Now I’ve been following the suspended coffee movement for a while, it’s a great concept but I hadn’t seen that many opportunities to act on it and if I am completely honest it just became that token goodwill story on my newsfeed that cynical old-me ignored most of the time.
Yesterday I saw a post about a recent cynic who converted to the movement after watching founder John Sweeney’s TedX talk – Why Kindness Matters. Procrastination led me to hit play and hear what John had to say. (see below)
Less than 2 hours later sat outside Kings Cross Station, someone asked me if I had any change. I replied with my default response, ’No sorry, I don’t have any.’ And only after he had walked away I wondered if I could execute the call-to-action John had been talking about.
What surprised me most when I was challenging my own behaviours was how nervous I got. It felt the same as when you’re about to get on stage or ask a question after a presentation. I realised, I was nervous about 2 things
- fear of rejection – that he would turn down my offer
- the shame of other Londoners overhearing that rejection
My rational brain kicked in and I decided to test my preconceptions.

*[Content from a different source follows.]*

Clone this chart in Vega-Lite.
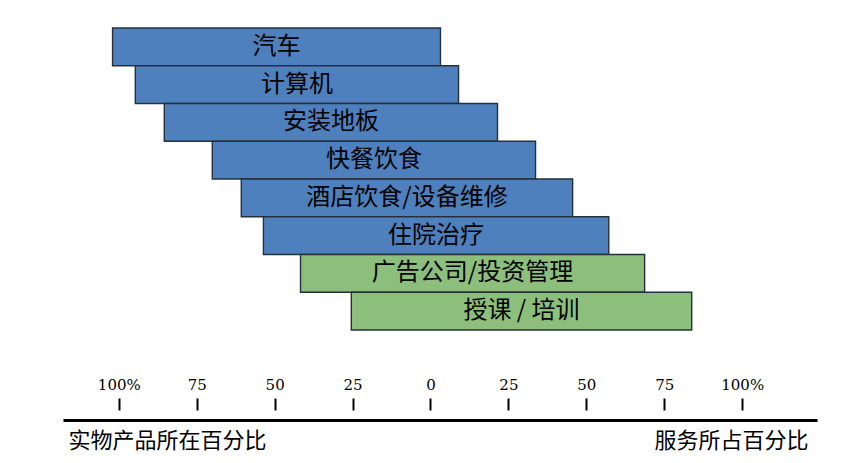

Once I thought he, who I now know as Bryan, seemed to be out of earshot from passersby I offered him a cup of coffee. Bryan smiled and said he’d love a cappuccino. We spent the next 5 minutes in a coffee kiosk deciding on which pastry to get whilst chatting about Finsbury Park and how Bryan came to be in Kings Cross that day.
I sometimes find chitchat a bit difficult, so I filled an awkward silence with ‘there seems to be a lot of love going into that coffee’, Bryan replied, ‘There’ll be a lot of love drinking that coffee too.’ Bryan decided to sit down with his very sugary cappuccino and laced chocolate pastry outside the cafe and I had to leave to find my friend*. He hugged me and said thank you.
Now I don’t think for one moment that I’ve made a lasting impact on Bryan. I find it easier (and less cringing) to see it as a test for myself. Fear of rejection was a barrier on my doing random acts of kindness. Bryan has showed me it’s not that scary at all.
Because, as a wise sage once told me, the thought is always worse than the deed.
Kindness Shared.
*Thanks to the Giraffe Kiosk Barista that gave us one cappuccino on the house.